EN SALLES – Sympathy for Mr. Vengeance de Park Chan-wook

Posté le 7 mars 2024 par

La trilogie de la vengeance de Park Chan-wook, immense morceau de cinéma coréen, revient dans nos salles en version restaurée. Sympathy for Mr. Vengeance en est le premier opus, à l’origine sorti en 2002.

Ryu est sourd et muet, une situation tout aussi difficile pour lui que pour les autres. Il a une sœur extrêmement malade. Travaillant à l’usine, l’argent gagné ne suffit pas pour lui assurer des soins décents. Il passe son temps entre sa fiancée, une gauchiste extrémiste, et sa sœur qui souffre le martyre. Sympathy for Mr.Vengeance part comme une comédie dramatique totalement décalée.

Avec un sens du cadre et de la bizarrerie incroyable, Park Chan-wook pose les premières pierres d’une tragédie qu’on voit venir au fur et à mesure. La première partie montre le quotidien de Ryu, entre des passages à l’hôpital, les nuits difficiles dans son appartement bruyant et ses journées harassantes à l’usine. L’ambiance y est déjà très lourde. Peu de dialogues, une musique dissonante, un cadre étouffant. Puis, Ryu est renvoyé de l’usine, il y a le don du rein, les 10 millions de wons et voilà le couple improbable en quête d’argent préparant l’enlèvement de la petite fille de l’ancien patron de Ryu. Malgré l’angoisse diffuse que donne la superbe mise en scène de Park Chan-wook, cette première partie apparaît franchement drôle et absurde.

On fait peu à peu la connaissance du patron, Dong-Jin (Song Kang-ho, toujours parfait). Il est d’abord montré comme un homme froid et sans pitié pour ses employés (la scène hallucinante de l’homme viré qui vient se lacérer au cutter devant lui). Le kidnapping a lieu, et les dernières pièces sont en place. C’est inéluctable, les personnages ont tous scellé leur destin.

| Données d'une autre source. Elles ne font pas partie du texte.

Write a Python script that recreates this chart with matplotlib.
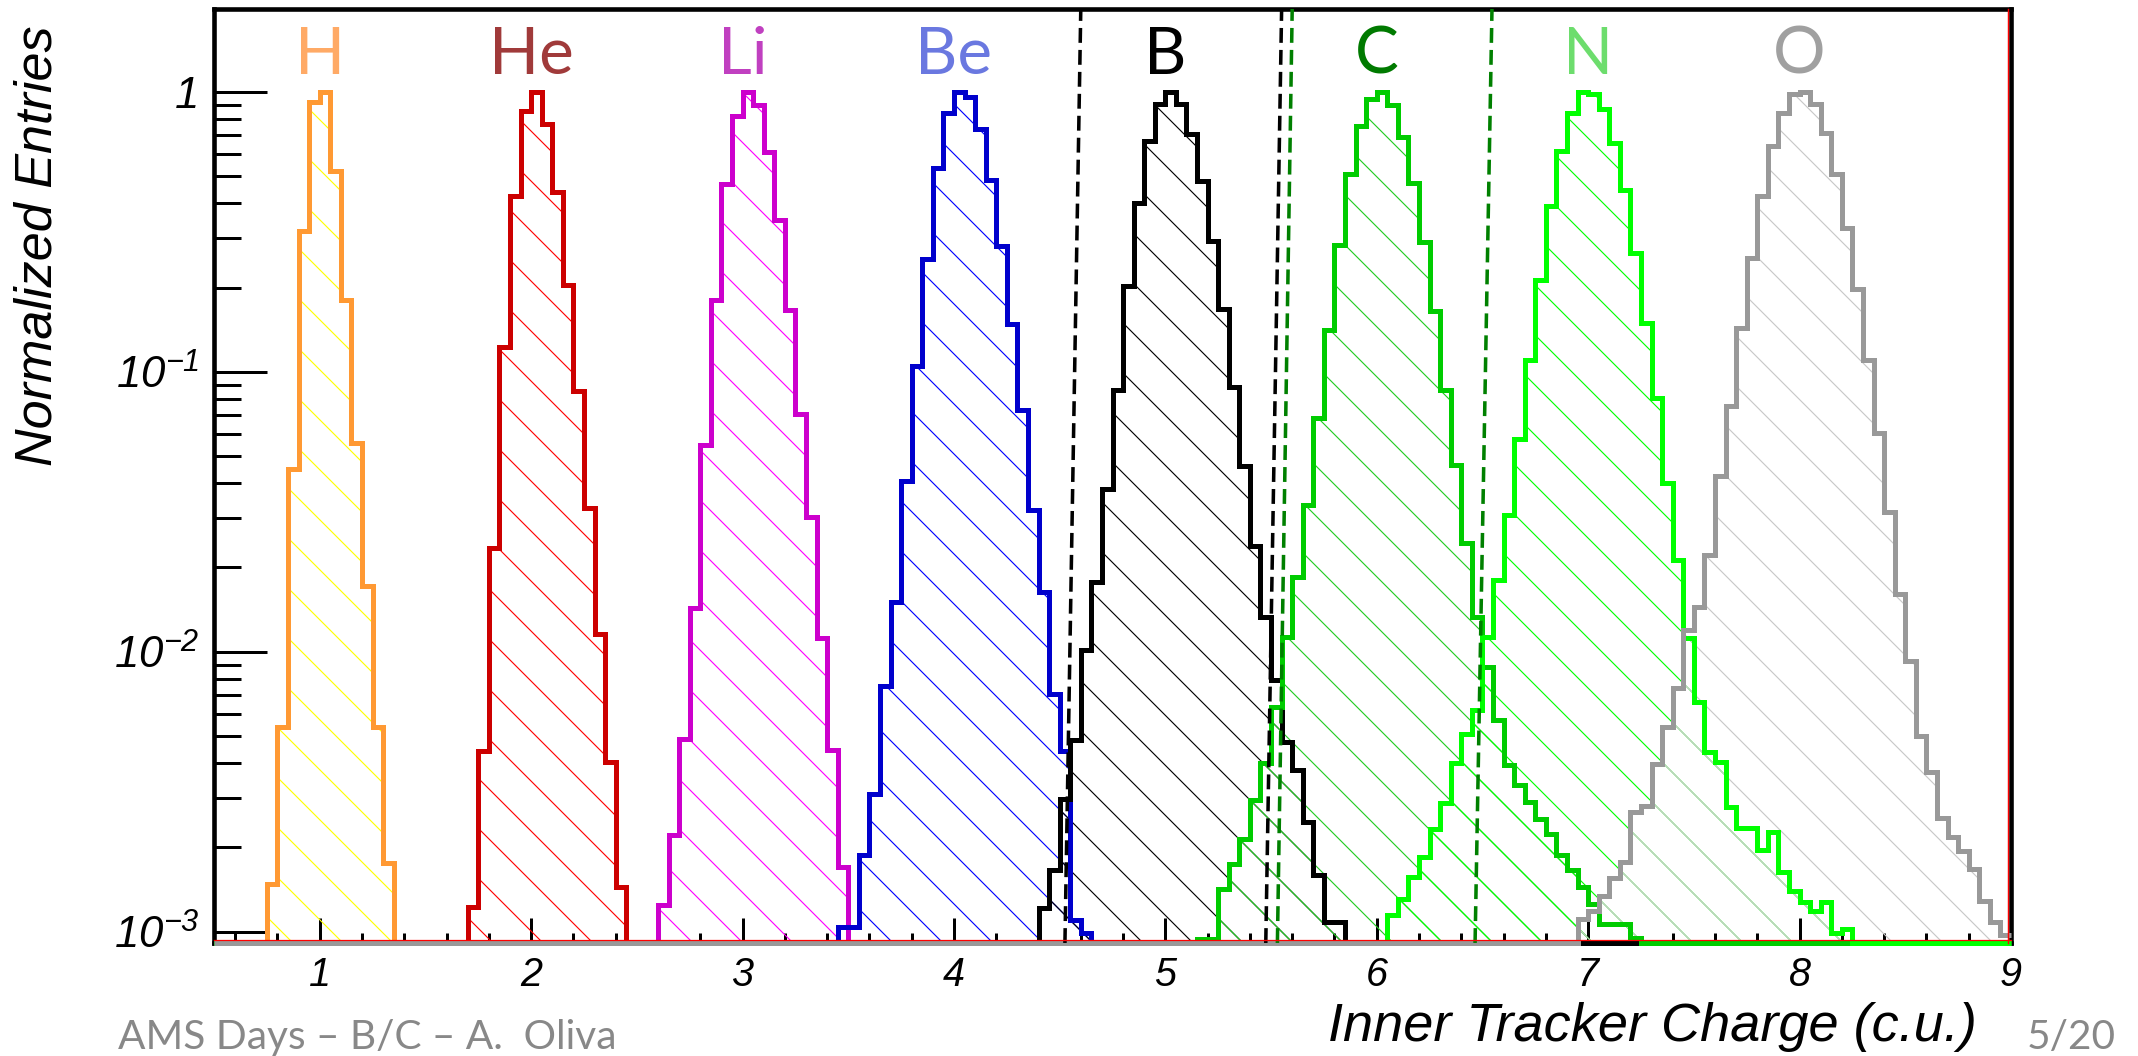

Le destin joue bien des tours aux protagonistes, si bien qu’arrivé à la moitié du métrage, on ne rit plus du tout. Le tour de force de Park Chan-wook est d’avoir évité tout manichéisme. Aucun personnage n’est vraiment détestable. Ils sont tous « instrumentalisés », comme dans toute bonne tragédie qui se respecte. Ryu est un kidnappeur, mais il est une victime de la politique de son usine, de la vie, des circonstances. Tandis que Dong-Jin, bien que patron, est un père avant tout. Il aurait été facile de montrer un méchant kidnappeur contre un homme sans reproches, avançant sans peur dans sa quête de vengeance. Dans Sympathy for Mr. Vengeance, rien n’est aussi simple. La vengeance est aveugle. La deuxième heure nous fait logiquement basculer dans le quotidien de Dong-Jin et il apparaît clairement que les évènements lui font peu à peu perdre pied. Le personnage perd toute rationalité. Il est maintenant l’instrument de la vengeance. Pas un vigilante, comme on peut en voir souvent, mais un homme complètement perdu, qui ne peut décemment pas faire la part des choses.

La vengeance est nauséabonde, horrible jusqu’à l’écœurement. Pourtant, on ne trouve personne à blâmer et c’est là que le film met extrêmement mal à l’aise. Chacun des protagonistes apparaît à un moment ou à un autre attachant. Ils sont humains, et c’est cette humanisation qui rend les choses difficilement appréhendables. On ne sait vraiment pas quoi penser, emporté par un malaise continu. Toute cette situation est juste complètement absurde, et Park Chan-wook parle de petits riens qui font basculer l’existence. La vengeance est dans la nature humaine, elle est impitoyable, fait perdre toute raison et surtout elle est sans fin. Sympathy for Mister Vengeance est un véritable bijou de noirceur.

Jérémy Coifman.

Sympathy for Mr. Vengeance de Park Chan-wook. Corée du Sud. 2002. En salles le 06/03/2024.